-- RAW DATA --
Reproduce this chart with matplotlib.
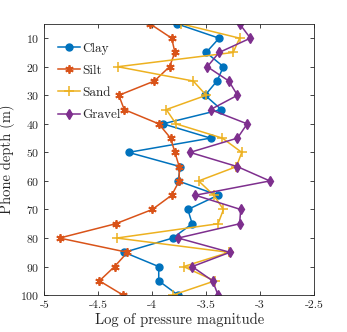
import numpy as np
import matplotlib
matplotlib.use("Agg")
import matplotlib.pyplot as plt

plt.rcParams['font.family'] = 'serif'
plt.rcParams['font.serif'] = ['cmr10']
plt.rcParams['mathtext.fontset'] = 'cm'
plt.rcParams['axes.formatter.use_mathtext'] = True
plt.rcParams['text.color'] = '#262626'
plt.rcParams['axes.labelcolor'] = '#262626'

# Tiefen (m) und Log-Druckwerte je Bodentyp
depth = [5, 10, 15, 20, 25, 30, 35, 40, 45, 50,
         55, 60, 65, 70, 75, 80, 85, 90, 95, 100]
clay = [-3.77, -3.38, -3.50, -3.34, -3.40, -3.51, -3.36, -3.90, -3.46, -4.22,
        -3.74, -3.76, -3.39, -3.67, -3.63, -3.81, -4.26, -3.94, -3.94, -3.76]
silt = [-4.02, -3.82, -3.79, -3.84, -3.98, -4.31, -4.26, -3.94, -3.83, -3.79,
        -3.75, -3.75, -3.82, -4.00, -4.34, -4.86, -4.23, -4.35, -4.49, -4.27]
sand = [-3.73, -3.19, -3.25, -4.32, -3.62, -3.50, -3.87, -3.78, -3.35, -3.17,
        -3.22, -3.57, -3.43, -3.34, -3.39, -4.33, -3.29, -3.71, -3.42, -3.81]
gravel = [-3.19, -3.09, -3.38, -3.49, -3.29, -3.21, -3.46, -3.12, -3.21, -3.65,
          -3.21, -2.91, -3.60, -3.18, -3.19, -3.76, -3.28, -3.63, -3.44, -3.39]

x_ticks = [-5, -4.5, -4, -3.5, -3, -2.5]
y_ticks = [10, 20, 30, 40, 50, 60, 70, 80, 90, 100]

fig = plt.figure(figsize=(3.47, 3.32), dpi=100)
ax = fig.add_axes([0.128, 0.111, 0.777, 0.817])

ax.plot(clay, depth, '-o', color='#0072BD', lw=1.1, ms=5, label='Clay')
ax.plot(silt, depth, '-', marker=(6, 2, 0), color='#D95319', lw=1.1, ms=6,
        mew=1.3, label='Silt')
ax.plot(sand, depth, '-+', color='#EDB120', lw=1.1, ms=7, mew=1.1, label='Sand')
ax.plot(gravel, depth, '-d', color='#7E2F8E', lw=1.1, ms=5.5, label='Gravel')

ax.set_xlim(-5, -2.5)
ax.set_ylim(100, 5)
ax.set_xticks(x_ticks)
ax.set_yticks(y_ticks)
ax.set_xticklabels(['-5', '-4.5', '-4', '-3.5', '-3', '-2.5'])
ax.tick_params(direction='in', top=True, right=True, labelsize=8.5,
               length=3, width=0.6, color='#262626', labelcolor='#262626')
for s in ax.spines.values():
    s.set_color('#262626')
    s.set_linewidth(0.6)

ax.set_xlabel('Log of pressure magnitude', fontsize=10.5, labelpad=2)
ax.set_ylabel('Phone depth (m)', fontsize=10.5, labelpad=4)

ax.legend(loc='upper left', bbox_to_anchor=(0.0, 0.98), frameon=False,
          fontsize=9.5, handlelength=1.7, handletextpad=0.2,
          labelspacing=0.75, borderaxespad=0.6)

fig.savefig('out.png', dpi=100)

-- WHAT YOU SHOULD DO --
Please restate the material above line by line, exactly, beginning at its first line and ending with the line that contains "plt.rcParams['axes.labelcolor'] = '#262626'", without any pictures.

-- SOLUTION BELOW --
Reproduce this chart with matplotlib.
import numpy as np
import matplotlib
matplotlib.use("Agg")
import matplotlib.pyplot as plt

plt.rcParams['font.family'] = 'serif'
plt.rcParams['font.serif'] = ['cmr10']
plt.rcParams['mathtext.fontset'] = 'cm'
plt.rcParams['axes.formatter.use_mathtext'] = True
plt.rcParams['text.color'] = '#262626'
plt.rcParams['axes.labelcolor'] = '#262626'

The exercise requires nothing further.